Boats and Bikes ~ Montreal, Quebec

Montreal Cathedral by night


Getting into Canada was a real a pain. The drive from Burlington would normally take about 2 hours door to door. But there was some sort of security alert in effect, coupled with a whole bunch of Canadians returning from some weekend event in the States. It took four+ hours, two of that to go one mile at the border. We almost went through a back country crossing, one we saw at the north end of Lake Champlain, but didn’t have a map or GPS for the country roads beyond. Should have. Even lost and wandering in the woods would have been a faster than the highway.


back at the border



Montreal is a beautiful old city. Sort of Europe Lite. Not only does it look European-ish, but feels it. French is the official language, and they’re rather passionate about that. Funny, because my understanding is the French admire the Quebecois dialect about much as the Brits admire my southern drawl. Which is to say, not much. Then again, we southerners are rather fond of words.







We had a place reserved through airbnb in the old quarter, down on the riverfront. Once in the city, I left T with the car in a ten minute parking zone while I tried to find it.

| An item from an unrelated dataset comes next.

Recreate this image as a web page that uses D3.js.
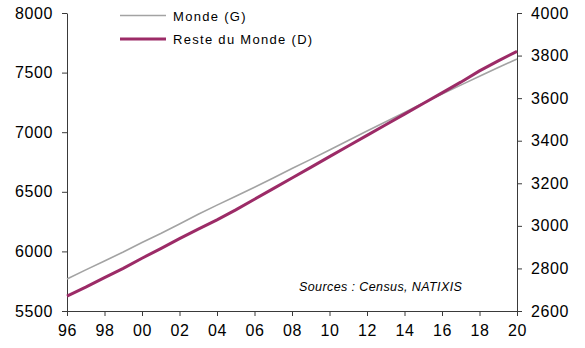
<!DOCTYPE html>
<html>
<head>
<meta charset="utf-8">
<script src="https://cdn.jsdelivr.net/npm/d3@7"></script>
<style>
  html, body { margin: 0; padding: 0; background: #fff; }
  svg { display: block; font-family: "Liberation Sans", Arial, sans-serif; }
</style>
</head>
<body>
<svg id="chart" width="585" height="348"></svg>
<script>
// Years (1996 to 2020)
const years = [1996, 1997, 1998, 1999, 2000, 2001, 2002, 2003, 2004, 2005, 2006, 2007, 2008,
               2009, 2010, 2011, 2012, 2013, 2014, 2015, 2016, 2017, 2018, 2019, 2020];

// World population, millions (left axis)
const monde = [5768, 5845, 5920, 5995, 6075, 6150, 6230, 6312, 6388, 6462, 6538, 6615, 6695,
               6772, 6850, 6930, 7010, 7088, 7165, 7245, 7320, 7395, 7470, 7542, 7614];

// Rest of the world, millions (right axis)
const resteDuMonde = [2670, 2712, 2757, 2800, 2848, 2893, 2940, 2985, 3028, 3075, 3125, 3175, 3225,
                      3275, 3325, 3375, 3425, 3475, 3525, 3575, 3625, 3675, 3728, 3775, 3820];

const leftTicks = [5500, 6000, 6500, 7000, 7500, 8000];
const rightTicks = [2600, 2800, 3000, 3200, 3400, 3600, 3800, 4000];
const xTicks = [1996, 1998, 2000, 2002, 2004, 2006, 2008, 2010, 2012, 2014, 2016, 2018, 2020];

const seriesNames = ["Monde (G)", "Reste du Monde (D)"];
const sourceText = "Sources : Census, NATIXIS";

const colGray = "#a3a3a3";
const colPurple = "#9c2b67";
const axisCol = "#3a3a3a";

const svg = d3.select("#chart");
const L = 67, R = 517, T = 13, B = 311;

const x = d3.scaleLinear().domain([1996, 2020]).range([L, R]);
const yL = d3.scaleLinear().domain([5500, 8000]).range([B, T]);
const yR = d3.scaleLinear().domain([2600, 4000]).range([B, T]);

function styleAxis(g) {
  g.select(".domain").attr("stroke", axisCol).attr("stroke-width", 1);
  g.selectAll(".tick line").attr("stroke", axisCol).attr("stroke-width", 1);
  g.selectAll(".tick text")
    .attr("fill", "#000")
    .style("font-size", "16px")
    .style("letter-spacing", "0.6px");
}

// Left axis
svg.append("g")
  .attr("transform", `translate(${L},0)`)
  .call(d3.axisLeft(yL).tickValues(leftTicks).tickSize(5).tickSizeOuter(0).tickPadding(9).tickFormat(d3.format("d")))
  .call(styleAxis);

// Right axis
svg.append("g")
  .attr("transform", `translate(${R},0)`)
  .call(d3.axisRight(yR).tickValues(rightTicks).tickSize(5).tickSizeOuter(0).tickPadding(9).tickFormat(d3.format("d")))
  .call(styleAxis);

// Bottom axis
svg.append("g")
  .attr("transform", `translate(0,${B})`)
  .call(d3.axisBottom(x).tickValues(xTicks).tickSize(5).tickSizeOuter(0).tickPadding(9)
        .tickFormat(d => String(d % 100).padStart(2, "0")))
  .call(styleAxis);

// Lines
const lineL = d3.line().x((d, i) => x(years[i])).y(d => yL(d));
const lineR = d3.line().x((d, i) => x(years[i])).y(d => yR(d));

svg.append("path")
  .datum(monde)
  .attr("d", lineL)
  .attr("fill", "none")
  .attr("stroke", colGray)
  .attr("stroke-width", 1.6);

svg.append("path")
  .datum(resteDuMonde)
  .attr("d", lineR)
  .attr("fill", "none")
  .attr("stroke", colPurple)
  .attr("stroke-width", 3);

// Legend
const legend = svg.append("g");
const legendItems = [
  { name: seriesNames[0], color: colGray, width: 1.6, y: 15.5 },
  { name: seriesNames[1], color: colPurple, width: 3, y: 39 }
];
legendItems.forEach(it => {
  legend.append("line")
    .attr("x1", 120).attr("x2", 166)
    .attr("y1", it.y).attr("y2", it.y)
    .attr("stroke", it.color).attr("stroke-width", it.width);
  legend.append("text")
    .attr("x", 173).attr("y", it.y + 5)
    .style("font-size", "13px")
    .style("letter-spacing", "1.3px")
    .attr("fill", "#000")
    .text(it.name);
});

// Source note
svg.append("text")
  .attr("x", 299).attr("y", 291)
  .style("font-size", "12.5px")
  .style("font-style", "italic")
  .style("letter-spacing", "0.4px")
  .attr("fill", "#000")
  .text(sourceText);
</script>
</body>
</html>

Getting in was a rather tricky. We had, of course, been delayed at the border, the owner was out of town, and the poor woman waiting for us to arrive did not have our number, was not getting our text updates from the owner, did not know why we were running late, and did not speak much English. I kept getting buzzed into the building, but no one came down to show me where to go next. I would go out and try the intercom again, text the owner, wait, get buzzed in again, and still no one showed. Lather-rinse-repeat. Very Keystone Cops. Finally, the owner texted me the apartment number, and the frazzled agent, who was actually quite nice, opened the door and showed me around. It was an attractive efficiency apartment, with big windows, and the location was perfect for us.






She also showed me the only free parking spaces near the building, and said something in French about street cleaning and moving cars, yadda-yadda-yadda, which I didn’t quite grasp, but I nodded and smiled and thanked her.

We settled in, and walked around the corner in pouring rain to a great little restaurant. One of many we discovered over the next several days.










From the apartment, we could walk a few blocks and find galleries, cafes, museums, dozens of restaurants, or go the other direction and walk the quay along the waterfront. A seamen’s church, Notre-Dame-de-Bon-Secours Chapel, hundreds of years old, faces the port. From the ceiling hang ship models crafted by sailors who survived tragedies at sea, donated to the church in thanks for safe return like personal offerings and talismans.















We frequently took walks at night after dinner, enjoying the lights and nightlife tumbling out into the streets.



















Just people watching, for someone who spends all his time in the country, is entertaining. And the food. Schwartz’s Deli is a local icon, with lines down the block to get a simple “smoked meat” sandwich – what you and I would call pastrami. There’s even a broadway musical written about the place. Despite the hoopla, it’s still just a pastrami sandwich, but a darn good one.



















Around the corner from the apartment was a Bixi bike station, and we took great advantage of it, often leaving in the morning, traveling all over the city, and returning at end of day. It would turn out to be the best way to move about the city.